- WHAT IS NEEDED -
Extract the complete data exactly as given.

- INFORMATION SHOWN -
»»

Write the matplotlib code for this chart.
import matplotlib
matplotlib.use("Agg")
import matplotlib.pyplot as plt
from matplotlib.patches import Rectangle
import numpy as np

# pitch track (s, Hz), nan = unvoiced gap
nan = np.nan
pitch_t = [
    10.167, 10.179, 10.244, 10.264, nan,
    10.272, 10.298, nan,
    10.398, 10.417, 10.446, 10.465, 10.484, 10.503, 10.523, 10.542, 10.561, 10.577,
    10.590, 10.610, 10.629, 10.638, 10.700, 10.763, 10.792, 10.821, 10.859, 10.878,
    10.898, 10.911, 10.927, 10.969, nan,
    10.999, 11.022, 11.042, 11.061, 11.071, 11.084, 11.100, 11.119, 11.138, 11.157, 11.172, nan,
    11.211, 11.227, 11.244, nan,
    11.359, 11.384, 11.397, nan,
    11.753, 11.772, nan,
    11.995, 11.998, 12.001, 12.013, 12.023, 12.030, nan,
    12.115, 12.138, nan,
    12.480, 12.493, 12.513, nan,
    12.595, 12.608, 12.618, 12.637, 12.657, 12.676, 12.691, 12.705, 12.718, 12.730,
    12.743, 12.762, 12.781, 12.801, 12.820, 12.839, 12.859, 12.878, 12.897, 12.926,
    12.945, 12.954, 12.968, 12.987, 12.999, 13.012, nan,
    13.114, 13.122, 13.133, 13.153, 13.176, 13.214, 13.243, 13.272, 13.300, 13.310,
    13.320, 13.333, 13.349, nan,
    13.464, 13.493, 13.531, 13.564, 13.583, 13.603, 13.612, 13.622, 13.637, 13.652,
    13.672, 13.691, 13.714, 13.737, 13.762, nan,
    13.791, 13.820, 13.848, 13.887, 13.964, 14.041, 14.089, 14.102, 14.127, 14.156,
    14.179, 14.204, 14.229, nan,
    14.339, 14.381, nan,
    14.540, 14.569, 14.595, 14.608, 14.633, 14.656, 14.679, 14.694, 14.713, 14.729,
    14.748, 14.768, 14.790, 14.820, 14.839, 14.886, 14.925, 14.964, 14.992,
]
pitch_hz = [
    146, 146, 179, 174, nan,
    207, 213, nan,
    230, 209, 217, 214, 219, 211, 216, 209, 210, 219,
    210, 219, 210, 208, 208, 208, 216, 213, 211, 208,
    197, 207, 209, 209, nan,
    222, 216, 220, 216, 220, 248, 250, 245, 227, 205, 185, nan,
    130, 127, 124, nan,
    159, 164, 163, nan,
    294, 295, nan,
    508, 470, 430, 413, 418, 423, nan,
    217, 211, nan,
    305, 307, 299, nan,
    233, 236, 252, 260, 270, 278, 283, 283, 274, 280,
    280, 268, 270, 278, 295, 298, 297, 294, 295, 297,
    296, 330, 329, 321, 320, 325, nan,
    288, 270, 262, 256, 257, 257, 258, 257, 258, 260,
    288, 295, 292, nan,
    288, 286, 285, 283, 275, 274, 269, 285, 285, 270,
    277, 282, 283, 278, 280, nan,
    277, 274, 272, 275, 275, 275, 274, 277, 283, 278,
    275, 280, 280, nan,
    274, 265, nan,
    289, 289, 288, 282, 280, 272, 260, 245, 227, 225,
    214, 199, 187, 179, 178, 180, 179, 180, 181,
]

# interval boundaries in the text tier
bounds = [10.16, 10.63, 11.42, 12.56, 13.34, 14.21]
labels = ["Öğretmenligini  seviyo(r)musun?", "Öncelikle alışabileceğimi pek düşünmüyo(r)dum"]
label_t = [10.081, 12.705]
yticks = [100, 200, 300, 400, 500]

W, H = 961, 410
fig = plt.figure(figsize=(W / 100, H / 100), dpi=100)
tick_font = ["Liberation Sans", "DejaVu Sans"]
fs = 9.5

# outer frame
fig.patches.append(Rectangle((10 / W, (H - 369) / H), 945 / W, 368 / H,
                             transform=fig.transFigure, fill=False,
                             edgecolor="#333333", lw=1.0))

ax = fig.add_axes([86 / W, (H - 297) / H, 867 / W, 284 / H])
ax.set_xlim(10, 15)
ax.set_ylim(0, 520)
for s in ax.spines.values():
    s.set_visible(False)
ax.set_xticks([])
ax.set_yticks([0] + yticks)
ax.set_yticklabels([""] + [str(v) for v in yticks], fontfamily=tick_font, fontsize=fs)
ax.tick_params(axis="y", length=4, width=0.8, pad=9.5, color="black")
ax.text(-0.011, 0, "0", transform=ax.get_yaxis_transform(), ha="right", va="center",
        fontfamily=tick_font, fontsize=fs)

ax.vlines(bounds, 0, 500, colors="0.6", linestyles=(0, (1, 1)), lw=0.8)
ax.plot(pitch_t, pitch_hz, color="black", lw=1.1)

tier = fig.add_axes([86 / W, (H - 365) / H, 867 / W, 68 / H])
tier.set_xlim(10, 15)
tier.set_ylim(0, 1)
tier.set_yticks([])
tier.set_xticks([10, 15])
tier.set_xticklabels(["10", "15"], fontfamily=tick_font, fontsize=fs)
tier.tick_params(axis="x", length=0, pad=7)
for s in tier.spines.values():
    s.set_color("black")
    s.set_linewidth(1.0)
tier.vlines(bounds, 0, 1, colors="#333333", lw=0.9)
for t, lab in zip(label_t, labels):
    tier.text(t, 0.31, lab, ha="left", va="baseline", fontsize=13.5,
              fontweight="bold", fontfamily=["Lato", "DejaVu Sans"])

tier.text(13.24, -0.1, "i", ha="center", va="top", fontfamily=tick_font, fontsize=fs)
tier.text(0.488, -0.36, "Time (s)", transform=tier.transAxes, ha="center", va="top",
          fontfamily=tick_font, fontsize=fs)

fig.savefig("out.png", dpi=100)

««

- CORRECT RESULT -
Write the matplotlib code for this chart.
import matplotlib
matplotlib.use("Agg")
import matplotlib.pyplot as plt
from matplotlib.patches import Rectangle
import numpy as np

# pitch track (s, Hz), nan = unvoiced gap
nan = np.nan
pitch_t = [
    10.167, 10.179, 10.244, 10.264, nan,
    10.272, 10.298, nan,
    10.398, 10.417, 10.446, 10.465, 10.484, 10.503, 10.523, 10.542, 10.561, 10.577,
    10.590, 10.610, 10.629, 10.638, 10.700, 10.763, 10.792, 10.821, 10.859, 10.878,
    10.898, 10.911, 10.927, 10.969, nan,
    10.999, 11.022, 11.042, 11.061, 11.071, 11.084, 11.100, 11.119, 11.138, 11.157, 11.172, nan,
    11.211, 11.227, 11.244, nan,
    11.359, 11.384, 11.397, nan,
    11.753, 11.772, nan,
    11.995, 11.998, 12.001, 12.013, 12.023, 12.030, nan,
    12.115, 12.138, nan,
    12.480, 12.493, 12.513, nan,
    12.595, 12.608, 12.618, 12.637, 12.657, 12.676, 12.691, 12.705, 12.718, 12.730,
    12.743, 12.762, 12.781, 12.801, 12.820, 12.839, 12.859, 12.878, 12.897, 12.926,
    12.945, 12.954, 12.968, 12.987, 12.999, 13.012, nan,
    13.114, 13.122, 13.133, 13.153, 13.176, 13.214, 13.243, 13.272, 13.300, 13.310,
    13.320, 13.333, 13.349, nan,
    13.464, 13.493, 13.531, 13.564, 13.583, 13.603, 13.612, 13.622, 13.637, 13.652,
    13.672, 13.691, 13.714, 13.737, 13.762, nan,
    13.791, 13.820, 13.848, 13.887, 13.964, 14.041, 14.089, 14.102, 14.127, 14.156,
    14.179, 14.204, 14.229, nan,
    14.339, 14.381, nan,
    14.540, 14.569, 14.595, 14.608, 14.633, 14.656, 14.679, 14.694, 14.713, 14.729,
    14.748, 14.768, 14.790, 14.820, 14.839, 14.886, 14.925, 14.964, 14.992,
]
pitch_hz = [
    146, 146, 179, 174, nan,
    207, 213, nan,
    230, 209, 217, 214, 219, 211, 216, 209, 210, 219,
    210, 219, 210, 208, 208, 208, 216, 213, 211, 208,
    197, 207, 209, 209, nan,
    222, 216, 220, 216, 220, 248, 250, 245, 227, 205, 185, nan,
    130, 127, 124, nan,
    159, 164, 163, nan,
    294, 295, nan,
    508, 470, 430, 413, 418, 423, nan,
    217, 211, nan,
    305, 307, 299, nan,
    233, 236, 252, 260, 270, 278, 283, 283, 274, 280,
    280, 268, 270, 278, 295, 298, 297, 294, 295, 297,
    296, 330, 329, 321, 320, 325, nan,
    288, 270, 262, 256, 257, 257, 258, 257, 258, 260,
    288, 295, 292, nan,
    288, 286, 285, 283, 275, 274, 269, 285, 285, 270,
    277, 282, 283, 278, 280, nan,
    277, 274, 272, 275, 275, 275, 274, 277, 283, 278,
    275, 280, 280, nan,
    274, 265, nan,
    289, 289, 288, 282, 280, 272, 260, 245, 227, 225,
    214, 199, 187, 179, 178, 180, 179, 180, 181,
]

# interval boundaries in the text tier
bounds = [10.16, 10.63, 11.42, 12.56, 13.34, 14.21]
labels = ["Öğretmenligini  seviyo(r)musun?", "Öncelikle alışabileceğimi pek düşünmüyo(r)dum"]
label_t = [10.081, 12.705]
yticks = [100, 200, 300, 400, 500]

W, H = 961, 410
fig = plt.figure(figsize=(W / 100, H / 100), dpi=100)
tick_font = ["Liberation Sans", "DejaVu Sans"]
fs = 9.5

# outer frame
fig.patches.append(Rectangle((10 / W, (H - 369) / H), 945 / W, 368 / H,
                             transform=fig.transFigure, fill=False,
                             edgecolor="#333333", lw=1.0))

ax = fig.add_axes([86 / W, (H - 297) / H, 867 / W, 284 / H])
ax.set_xlim(10, 15)
ax.set_ylim(0, 520)
for s in ax.spines.values():
    s.set_visible(False)
ax.set_xticks([])
ax.set_yticks([0] + yticks)
ax.set_yticklabels([""] + [str(v) for v in yticks], fontfamily=tick_font, fontsize=fs)
ax.tick_params(axis="y", length=4, width=0.8, pad=9.5, color="black")
ax.text(-0.011, 0, "0", transform=ax.get_yaxis_transform(), ha="right", va="center",
        fontfamily=tick_font, fontsize=fs)

ax.vlines(bounds, 0, 500, colors="0.6", linestyles=(0, (1, 1)), lw=0.8)
ax.plot(pitch_t, pitch_hz, color="black", lw=1.1)

tier = fig.add_axes([86 / W, (H - 365) / H, 867 / W, 68 / H])
tier.set_xlim(10, 15)
tier.set_ylim(0, 1)
tier.set_yticks([])
tier.set_xticks([10, 15])
tier.set_xticklabels(["10", "15"], fontfamily=tick_font, fontsize=fs)
tier.tick_params(axis="x", length=0, pad=7)
for s in tier.spines.values():
    s.set_color("black")
    s.set_linewidth(1.0)
tier.vlines(bounds, 0, 1, colors="#333333", lw=0.9)
for t, lab in zip(label_t, labels):
    tier.text(t, 0.31, lab, ha="left", va="baseline", fontsize=13.5,
              fontweight="bold", fontfamily=["Lato", "DejaVu Sans"])

tier.text(13.24, -0.1, "i", ha="center", va="top", fontfamily=tick_font, fontsize=fs)
tier.text(0.488, -0.36, "Time (s)", transform=tier.transAxes, ha="center", va="top",
          fontfamily=tick_font, fontsize=fs)

fig.savefig("out.png", dpi=100)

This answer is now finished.